In a large mixing bowl, whisk together the egg yolks, banana puree, sugar, cornstarch and salt until smooth and thoroughly combined.
In a medium saucepan heat the milk, cream, rum and vanilla over medium-high heat until steaming but not bubbling. Reduce the heat to the lowest setting.
While whisking the egg yolk mixture, gradually pour in about half of the hot milk mixture to temper the egg yolks. (I like to start with 2-3 tablespoons of hot milk first and whisking vigorously to prevent the eggs from curdling).
Pour the tempered egg mixture into the saucepan with the remaining milk mixture and cook over medium-low heat for 5-7 minutes until the mixture becomes thick and has a custard like texture (coats the back of a wooden spoon and drops off easily but isn't runny).
Remove the saucepan from heat and beat in the cold butter.
Pour the custard into a large bowl and allow to cool for a few minutes.
Cover the surface of the custard with plastic wrap to prevent a skin from forming, and chill in the refrigerator for 4 hours or up to two days (any longer and the bananas will turn the custard brown).

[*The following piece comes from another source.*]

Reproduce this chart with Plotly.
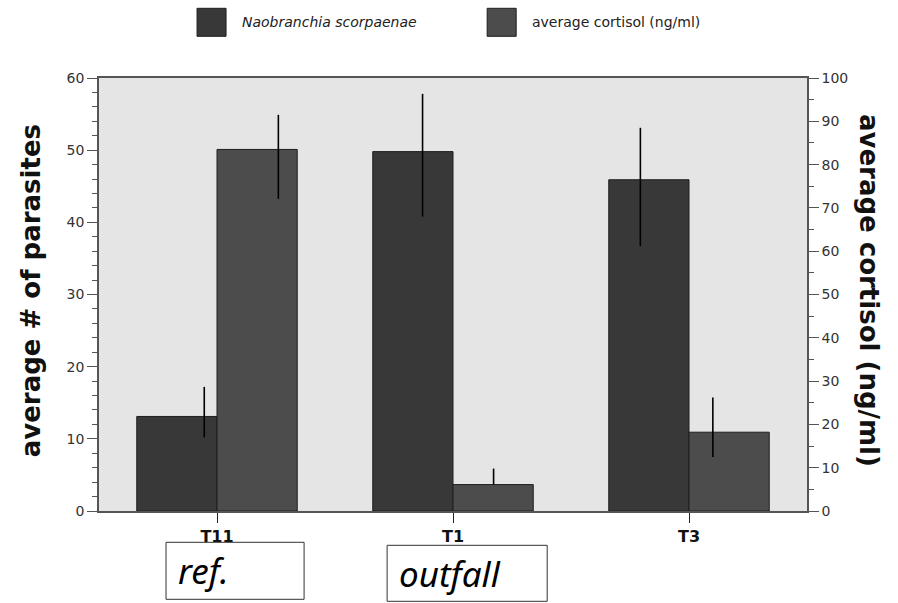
import plotly.graph_objects as go

# ---- data ----
categories = ["T11", "T1", "T3"]
parasites = [13.1, 49.8, 45.9]
parasites_err_plus = [4.1, 8.0, 7.2]
parasites_err_minus = [2.9, 9.0, 9.2]
cortisol = [83.5, 6.1, 18.2]
cortisol_err_plus = [8.0, 3.7, 8.0]
cortisol_err_minus = [11.4, 0.0, 5.7]
site_labels = ["ref.", "outfall"]

# ---- layout constants ----
W, H = 898, 603
L, R, T, B = 99, 806.7, 77.7, 510.7
PW, PH = R - L, B - T
xs = list(range(len(categories)))
bw = 0.34
# error-bar horizontal shifts as drawn in the original (fraction of category width from its centre)
shift_par = [-0.054, -0.129, -0.206]
shift_cor = [0.26, 0.172, 0.101]

def xp(px):
    return (px - L) / PW

def yp(py):
    return (B - py) / PH

DARK = "#383838"
MID = "#4c4c4c"
EDGE = "#1e1e1e"
SANS = "DejaVu Sans, Liberation Sans, sans-serif"

fig = go.Figure()
fig.add_trace(go.Bar(x=xs, y=parasites, width=bw, offset=-bw, marker=dict(color=DARK, line=dict(color=EDGE, width=1)),
                     name="Naobranchia scorpaenae", showlegend=False, yaxis="y"))
fig.add_trace(go.Bar(x=xs, y=cortisol, width=bw, offset=0, marker=dict(color=MID, line=dict(color=EDGE, width=1)),
                     name="average cortisol (ng/ml)", showlegend=False, yaxis="y2"))
fig.add_trace(go.Scatter(x=[x + s for x, s in zip(xs, shift_par)], y=parasites, mode="markers",
                         marker=dict(opacity=0, size=1), showlegend=False, hoverinfo="skip", yaxis="y",
                         error_y=dict(type="data", symmetric=False, array=parasites_err_plus,
                                      arrayminus=parasites_err_minus, width=0, thickness=1.6, color="#000")))
fig.add_trace(go.Scatter(x=[x + s for x, s in zip(xs, shift_cor)], y=cortisol, mode="markers",
                         marker=dict(opacity=0, size=1), showlegend=False, hoverinfo="skip", yaxis="y2",
                         error_y=dict(type="data", symmetric=False, array=cortisol_err_plus,
                                      arrayminus=cortisol_err_minus, width=0, thickness=1.6, color="#000")))

tickfont = dict(family=SANS, size=14, color="#333")
axcol = "#555"

fig.update_layout(
    width=W, height=H,
    margin=dict(l=L, r=W - R, t=T, b=H - B, pad=0),
    paper_bgcolor="white", plot_bgcolor="#e5e5e5",
    barmode="overlay",
    xaxis=dict(range=[-0.5, 2.5], tickvals=xs, ticktext=["<b>%s</b>" % c for c in categories],
               tickfont=dict(family=SANS, size=16, color="#111"),
               ticks="outside", ticklen=10, tickcolor="#222", showgrid=False, zeroline=False,
               showline=True, linecolor=axcol, linewidth=1.5, mirror=True),
    yaxis=dict(range=[0, 60], dtick=10, ticks="outside", ticklen=10, tickcolor=axcol, tickfont=tickfont,
               minor=dict(dtick=2, ticks="outside", ticklen=5, tickcolor=axcol, showgrid=False),
               showgrid=False, zeroline=False, showline=True, linecolor=axcol, linewidth=1.5),
    yaxis2=dict(range=[0, 100], dtick=10, overlaying="y", side="right", ticks="outside", ticklen=10,
                tickcolor=axcol, tickfont=tickfont,
                minor=dict(dtick=5, ticks="outside", ticklen=5, tickcolor=axcol, showgrid=False),
                showgrid=False, zeroline=False, showline=True, linecolor=axcol, linewidth=1.5),
)

shapes = []
annotations = []
# axis titles
annotations.append(dict(xref="paper", yref="paper", x=xp(14), y=yp(290), text="<b>average # of parasites</b>",
                        textangle=-90, showarrow=False, font=dict(family=SANS, size=26, color="#111")))
annotations.append(dict(xref="paper", yref="paper", x=xp(885), y=yp(290), text="<b>average cortisol (ng/ml)</b>",
                        textangle=90, showarrow=False, font=dict(family=SANS, size=26, color="#111")))
# legend
leg = [(197, 240, DARK, "<i>Naobranchia scorpaenae</i>"), (487, 530, MID, "average cortisol (ng/ml)")]
for sx, tx, col, txt in leg:
    shapes.append(dict(type="rect", xref="paper", yref="paper", x0=xp(sx), x1=xp(sx + 29), y0=yp(36), y1=yp(8),
                       fillcolor=col, line=dict(color=EDGE, width=1)))
    annotations.append(dict(xref="paper", yref="paper", x=xp(tx), y=yp(22), xanchor="left", yanchor="middle",
                            text=txt, showarrow=False, font=dict(family=SANS, size=14, color="#222")))
# site boxes
boxes = [(166, 304, 542, 599), (387, 547, 545, 601)]
for (x0, x1, y0, y1), lab in zip(boxes, site_labels):
    shapes.append(dict(type="rect", xref="paper", yref="paper", x0=xp(x0), x1=xp(x1), y0=yp(y1), y1=yp(y0),
                       fillcolor="white", line=dict(color="#333", width=1)))
    annotations.append(dict(xref="paper", yref="paper", x=xp(x0 + 10), y=yp((y0 + y1) / 2),
                            xanchor="left", yanchor="middle", text="<i>%s</i>" % lab, showarrow=False,
                            font=dict(family="Noto Sans, DejaVu Sans, sans-serif", size=35, color="#000")))

fig.update_layout(shapes=shapes, annotations=annotations)
fig.write_html("out.html")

Divide mixture into four ramekins. Smooth the tops with the back of a spoon for an even surface.
Cover the surface of the custards with a generous layer of turbinado sugar. Lightly pat the sugar down with the back of a spoon.
Using a kitchen torch, broil the sugar for 30 seconds - 1 minute until the sugar is fully caramelized and resembles glass. Alternatively, you can set your oven to 500F (260 C) and broil the custards on the top rack for 2 minutes until caramelized and bubbly.
Serve immediately, or if making in advance, wait to add the sugar and broil until right before serving.